» STATED PROBLEM: Leave the pictures out and retype the lines from the beginning through the line with "from bokeh.resources import INLINE", both ends included.

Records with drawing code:
--*--
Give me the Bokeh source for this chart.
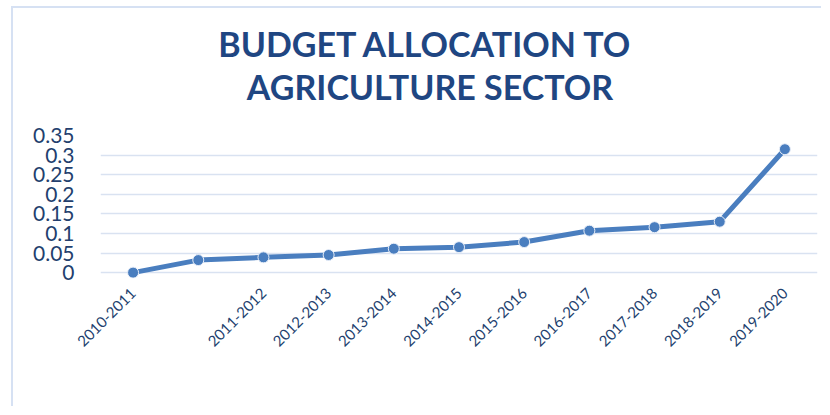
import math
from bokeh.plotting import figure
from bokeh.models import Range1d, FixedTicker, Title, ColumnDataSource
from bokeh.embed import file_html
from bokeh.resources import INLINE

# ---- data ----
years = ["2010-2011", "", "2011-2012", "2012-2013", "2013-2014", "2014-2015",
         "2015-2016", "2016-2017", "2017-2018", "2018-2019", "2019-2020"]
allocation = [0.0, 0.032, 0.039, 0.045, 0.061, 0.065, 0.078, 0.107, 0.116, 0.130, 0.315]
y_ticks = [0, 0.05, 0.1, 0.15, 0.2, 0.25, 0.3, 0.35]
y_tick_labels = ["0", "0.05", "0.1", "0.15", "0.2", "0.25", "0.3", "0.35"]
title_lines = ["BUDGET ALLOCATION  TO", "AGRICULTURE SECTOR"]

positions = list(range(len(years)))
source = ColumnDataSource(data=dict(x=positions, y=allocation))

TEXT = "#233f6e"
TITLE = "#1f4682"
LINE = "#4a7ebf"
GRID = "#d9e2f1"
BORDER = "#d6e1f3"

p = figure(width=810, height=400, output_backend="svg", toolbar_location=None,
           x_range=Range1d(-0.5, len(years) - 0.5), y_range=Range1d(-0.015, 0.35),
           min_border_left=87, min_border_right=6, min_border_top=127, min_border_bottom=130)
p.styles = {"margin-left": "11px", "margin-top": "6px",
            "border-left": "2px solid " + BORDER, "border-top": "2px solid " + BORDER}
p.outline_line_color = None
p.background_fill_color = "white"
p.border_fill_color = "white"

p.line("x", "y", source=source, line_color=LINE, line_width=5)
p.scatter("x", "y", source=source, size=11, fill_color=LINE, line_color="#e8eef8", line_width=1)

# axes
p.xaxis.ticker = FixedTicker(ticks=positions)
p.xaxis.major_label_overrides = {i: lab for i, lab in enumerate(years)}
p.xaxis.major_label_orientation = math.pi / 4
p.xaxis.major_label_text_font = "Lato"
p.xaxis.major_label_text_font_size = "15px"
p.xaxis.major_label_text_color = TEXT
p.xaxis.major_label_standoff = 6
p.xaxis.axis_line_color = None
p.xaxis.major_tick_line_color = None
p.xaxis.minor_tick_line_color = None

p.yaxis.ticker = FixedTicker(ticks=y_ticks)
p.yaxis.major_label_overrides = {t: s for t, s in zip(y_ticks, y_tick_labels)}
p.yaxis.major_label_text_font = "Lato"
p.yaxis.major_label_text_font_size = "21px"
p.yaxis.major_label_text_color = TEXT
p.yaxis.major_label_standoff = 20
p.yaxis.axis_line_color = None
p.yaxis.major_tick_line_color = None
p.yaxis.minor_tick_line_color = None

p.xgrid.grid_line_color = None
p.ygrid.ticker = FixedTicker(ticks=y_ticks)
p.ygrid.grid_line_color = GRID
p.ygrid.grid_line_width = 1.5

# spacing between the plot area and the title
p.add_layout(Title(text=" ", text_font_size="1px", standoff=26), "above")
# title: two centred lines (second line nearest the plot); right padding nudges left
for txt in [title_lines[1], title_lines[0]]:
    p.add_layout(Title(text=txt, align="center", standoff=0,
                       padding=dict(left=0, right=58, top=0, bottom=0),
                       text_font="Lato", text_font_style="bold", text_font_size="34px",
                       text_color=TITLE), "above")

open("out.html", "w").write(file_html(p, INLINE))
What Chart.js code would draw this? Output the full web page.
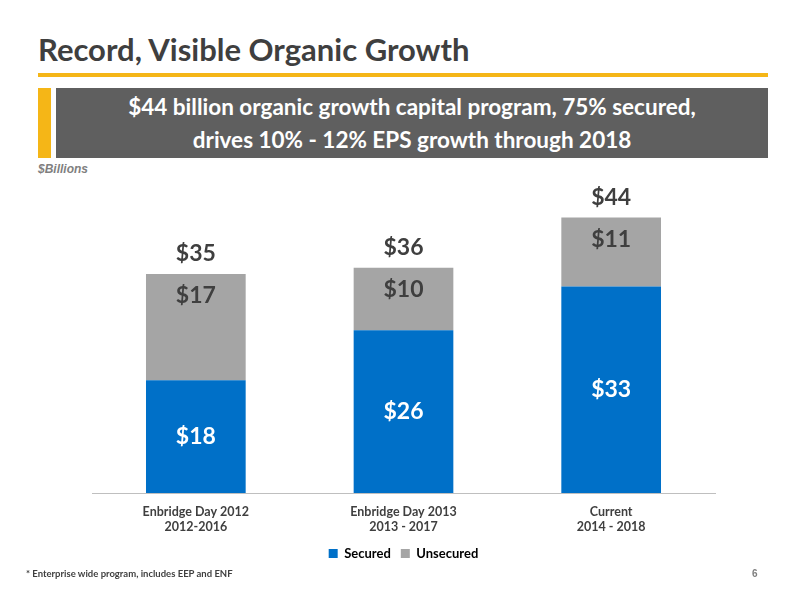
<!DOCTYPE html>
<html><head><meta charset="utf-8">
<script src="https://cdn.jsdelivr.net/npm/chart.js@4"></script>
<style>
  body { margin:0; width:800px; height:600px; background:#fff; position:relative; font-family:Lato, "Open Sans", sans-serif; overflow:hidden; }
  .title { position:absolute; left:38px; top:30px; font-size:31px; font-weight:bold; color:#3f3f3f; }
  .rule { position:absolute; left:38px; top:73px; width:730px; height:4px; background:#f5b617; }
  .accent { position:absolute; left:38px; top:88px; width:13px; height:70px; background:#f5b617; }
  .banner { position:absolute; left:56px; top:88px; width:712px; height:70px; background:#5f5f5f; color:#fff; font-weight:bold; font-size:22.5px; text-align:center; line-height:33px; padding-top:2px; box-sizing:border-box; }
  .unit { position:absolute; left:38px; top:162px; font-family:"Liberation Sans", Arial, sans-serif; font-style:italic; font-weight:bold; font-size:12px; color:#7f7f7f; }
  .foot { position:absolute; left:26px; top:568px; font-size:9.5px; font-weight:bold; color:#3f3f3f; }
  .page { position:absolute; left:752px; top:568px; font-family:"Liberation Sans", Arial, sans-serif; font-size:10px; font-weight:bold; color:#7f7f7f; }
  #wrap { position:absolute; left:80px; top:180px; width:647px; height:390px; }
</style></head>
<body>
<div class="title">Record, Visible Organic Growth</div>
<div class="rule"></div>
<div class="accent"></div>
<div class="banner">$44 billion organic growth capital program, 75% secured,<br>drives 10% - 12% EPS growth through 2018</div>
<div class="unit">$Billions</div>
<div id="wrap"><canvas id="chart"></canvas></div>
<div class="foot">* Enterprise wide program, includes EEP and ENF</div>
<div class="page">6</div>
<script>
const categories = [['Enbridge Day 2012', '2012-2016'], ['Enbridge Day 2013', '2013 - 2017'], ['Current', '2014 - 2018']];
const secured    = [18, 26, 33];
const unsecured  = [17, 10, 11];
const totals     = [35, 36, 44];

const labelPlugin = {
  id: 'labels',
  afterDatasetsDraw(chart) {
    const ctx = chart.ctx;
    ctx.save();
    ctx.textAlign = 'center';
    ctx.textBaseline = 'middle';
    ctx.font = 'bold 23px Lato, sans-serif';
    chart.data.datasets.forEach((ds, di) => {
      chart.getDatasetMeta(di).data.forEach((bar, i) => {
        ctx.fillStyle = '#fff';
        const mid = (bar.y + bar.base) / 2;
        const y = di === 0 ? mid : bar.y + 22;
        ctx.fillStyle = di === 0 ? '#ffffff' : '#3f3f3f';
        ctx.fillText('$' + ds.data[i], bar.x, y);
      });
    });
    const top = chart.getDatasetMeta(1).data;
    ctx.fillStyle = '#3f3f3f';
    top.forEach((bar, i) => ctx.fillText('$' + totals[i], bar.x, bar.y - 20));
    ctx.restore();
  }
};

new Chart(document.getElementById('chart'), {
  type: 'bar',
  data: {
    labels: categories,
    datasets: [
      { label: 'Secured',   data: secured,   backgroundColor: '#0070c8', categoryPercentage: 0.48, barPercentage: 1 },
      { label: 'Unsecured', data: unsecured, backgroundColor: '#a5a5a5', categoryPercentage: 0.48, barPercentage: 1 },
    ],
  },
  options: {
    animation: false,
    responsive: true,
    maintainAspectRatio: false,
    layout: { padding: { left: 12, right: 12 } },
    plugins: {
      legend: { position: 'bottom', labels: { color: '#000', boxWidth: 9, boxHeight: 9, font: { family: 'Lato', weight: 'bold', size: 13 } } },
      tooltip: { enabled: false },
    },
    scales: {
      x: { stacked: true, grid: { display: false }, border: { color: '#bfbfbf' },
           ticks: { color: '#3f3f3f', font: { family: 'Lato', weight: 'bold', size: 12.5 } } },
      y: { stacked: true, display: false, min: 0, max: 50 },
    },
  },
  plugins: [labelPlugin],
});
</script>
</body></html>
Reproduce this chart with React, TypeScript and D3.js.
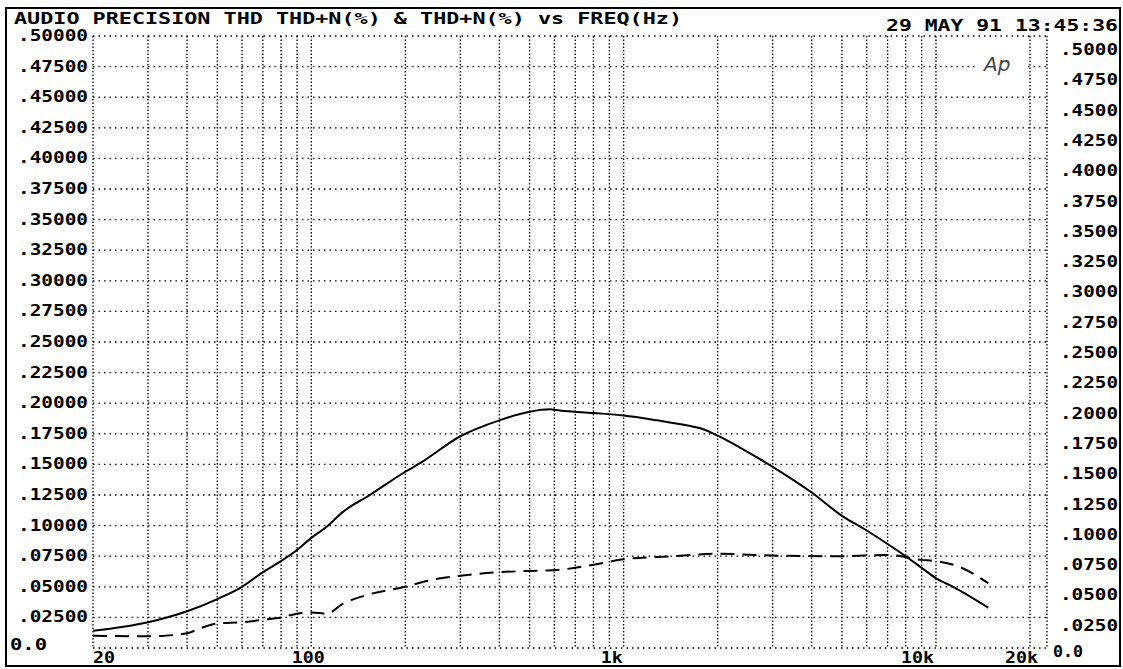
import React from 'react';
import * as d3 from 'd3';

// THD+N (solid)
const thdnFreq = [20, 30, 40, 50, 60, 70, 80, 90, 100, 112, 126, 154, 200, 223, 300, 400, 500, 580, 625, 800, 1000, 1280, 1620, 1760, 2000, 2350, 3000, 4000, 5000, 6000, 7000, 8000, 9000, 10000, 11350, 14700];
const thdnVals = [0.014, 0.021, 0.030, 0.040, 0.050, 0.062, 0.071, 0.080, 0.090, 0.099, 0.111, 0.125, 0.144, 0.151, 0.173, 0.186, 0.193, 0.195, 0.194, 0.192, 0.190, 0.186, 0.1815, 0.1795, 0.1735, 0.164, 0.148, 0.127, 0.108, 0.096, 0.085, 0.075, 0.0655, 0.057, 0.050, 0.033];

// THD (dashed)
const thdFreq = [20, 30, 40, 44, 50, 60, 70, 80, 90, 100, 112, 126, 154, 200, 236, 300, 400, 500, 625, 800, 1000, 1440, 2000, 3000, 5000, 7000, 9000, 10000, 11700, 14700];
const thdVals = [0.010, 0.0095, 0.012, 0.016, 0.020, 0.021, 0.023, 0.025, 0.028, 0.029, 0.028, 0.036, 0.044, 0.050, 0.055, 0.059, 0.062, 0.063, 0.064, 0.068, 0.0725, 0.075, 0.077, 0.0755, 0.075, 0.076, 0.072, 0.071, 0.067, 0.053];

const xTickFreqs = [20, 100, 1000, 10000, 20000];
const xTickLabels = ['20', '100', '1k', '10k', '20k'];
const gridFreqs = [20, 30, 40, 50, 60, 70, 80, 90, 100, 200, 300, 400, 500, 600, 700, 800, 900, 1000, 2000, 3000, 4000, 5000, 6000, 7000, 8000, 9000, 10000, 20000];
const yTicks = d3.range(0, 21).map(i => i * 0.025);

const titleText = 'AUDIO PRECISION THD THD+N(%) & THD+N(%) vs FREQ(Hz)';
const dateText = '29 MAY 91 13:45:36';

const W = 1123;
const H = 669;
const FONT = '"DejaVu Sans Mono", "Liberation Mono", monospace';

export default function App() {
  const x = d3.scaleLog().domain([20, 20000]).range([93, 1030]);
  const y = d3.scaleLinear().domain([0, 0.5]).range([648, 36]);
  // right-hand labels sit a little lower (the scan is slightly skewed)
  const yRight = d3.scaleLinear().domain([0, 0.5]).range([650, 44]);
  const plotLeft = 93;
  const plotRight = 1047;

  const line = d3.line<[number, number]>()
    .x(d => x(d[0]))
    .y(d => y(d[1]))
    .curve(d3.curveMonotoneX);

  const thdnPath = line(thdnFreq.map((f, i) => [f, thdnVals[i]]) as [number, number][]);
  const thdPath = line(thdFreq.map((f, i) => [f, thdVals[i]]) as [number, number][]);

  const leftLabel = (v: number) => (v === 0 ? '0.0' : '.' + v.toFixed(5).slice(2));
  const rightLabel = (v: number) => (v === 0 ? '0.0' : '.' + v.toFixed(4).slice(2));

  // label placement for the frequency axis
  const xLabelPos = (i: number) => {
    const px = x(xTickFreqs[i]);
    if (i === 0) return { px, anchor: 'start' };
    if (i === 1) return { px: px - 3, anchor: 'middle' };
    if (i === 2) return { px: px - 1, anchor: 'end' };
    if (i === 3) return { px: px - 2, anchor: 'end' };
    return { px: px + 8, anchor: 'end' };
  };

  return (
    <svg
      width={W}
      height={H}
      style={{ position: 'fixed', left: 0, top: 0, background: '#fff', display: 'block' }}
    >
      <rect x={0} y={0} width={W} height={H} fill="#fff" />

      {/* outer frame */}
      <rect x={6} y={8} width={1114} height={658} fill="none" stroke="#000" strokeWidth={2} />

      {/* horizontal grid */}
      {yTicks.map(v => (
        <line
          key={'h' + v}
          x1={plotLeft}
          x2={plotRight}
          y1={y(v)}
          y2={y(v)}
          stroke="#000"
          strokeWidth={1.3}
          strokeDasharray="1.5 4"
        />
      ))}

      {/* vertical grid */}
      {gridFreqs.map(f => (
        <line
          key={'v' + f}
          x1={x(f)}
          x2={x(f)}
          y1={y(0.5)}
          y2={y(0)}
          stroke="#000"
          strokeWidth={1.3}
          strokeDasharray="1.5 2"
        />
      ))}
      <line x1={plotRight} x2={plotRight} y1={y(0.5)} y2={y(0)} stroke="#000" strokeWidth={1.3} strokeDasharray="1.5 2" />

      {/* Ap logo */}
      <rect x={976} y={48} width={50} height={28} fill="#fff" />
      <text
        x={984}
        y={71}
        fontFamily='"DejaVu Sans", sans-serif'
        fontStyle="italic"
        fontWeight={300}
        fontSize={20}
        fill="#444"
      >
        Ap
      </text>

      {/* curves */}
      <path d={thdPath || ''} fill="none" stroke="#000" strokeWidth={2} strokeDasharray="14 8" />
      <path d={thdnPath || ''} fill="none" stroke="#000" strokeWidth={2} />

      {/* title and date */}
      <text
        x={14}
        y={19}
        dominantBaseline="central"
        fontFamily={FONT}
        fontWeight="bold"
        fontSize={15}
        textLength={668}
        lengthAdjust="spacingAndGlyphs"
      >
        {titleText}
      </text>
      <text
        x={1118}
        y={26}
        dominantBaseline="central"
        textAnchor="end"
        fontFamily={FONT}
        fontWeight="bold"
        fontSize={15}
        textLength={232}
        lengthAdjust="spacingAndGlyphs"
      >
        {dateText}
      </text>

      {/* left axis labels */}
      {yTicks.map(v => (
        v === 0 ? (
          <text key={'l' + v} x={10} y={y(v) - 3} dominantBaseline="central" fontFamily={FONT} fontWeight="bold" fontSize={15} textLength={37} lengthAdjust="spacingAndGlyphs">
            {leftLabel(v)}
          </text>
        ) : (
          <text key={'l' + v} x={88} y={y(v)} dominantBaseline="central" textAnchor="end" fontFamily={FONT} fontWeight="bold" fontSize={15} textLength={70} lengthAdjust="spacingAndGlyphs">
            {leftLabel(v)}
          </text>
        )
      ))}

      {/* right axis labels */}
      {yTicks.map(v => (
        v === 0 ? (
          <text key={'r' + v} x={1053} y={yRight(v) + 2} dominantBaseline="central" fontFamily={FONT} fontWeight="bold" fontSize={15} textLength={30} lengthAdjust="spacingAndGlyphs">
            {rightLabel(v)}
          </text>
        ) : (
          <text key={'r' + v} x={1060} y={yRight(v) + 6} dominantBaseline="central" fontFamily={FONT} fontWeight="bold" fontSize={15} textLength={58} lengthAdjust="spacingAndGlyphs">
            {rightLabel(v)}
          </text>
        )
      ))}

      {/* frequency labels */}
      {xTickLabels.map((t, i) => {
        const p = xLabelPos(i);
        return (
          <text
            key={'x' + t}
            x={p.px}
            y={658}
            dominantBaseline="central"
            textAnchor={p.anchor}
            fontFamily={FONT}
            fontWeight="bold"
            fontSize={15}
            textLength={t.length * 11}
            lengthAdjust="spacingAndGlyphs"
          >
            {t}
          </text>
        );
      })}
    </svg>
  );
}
--*--
» EXERCISE OUTPUT:
Give me the Bokeh source for this chart.
import math
from bokeh.plotting import figure
from bokeh.models import Range1d, FixedTicker, Title, ColumnDataSource
from bokeh.embed import file_html
from bokeh.resources import INLINE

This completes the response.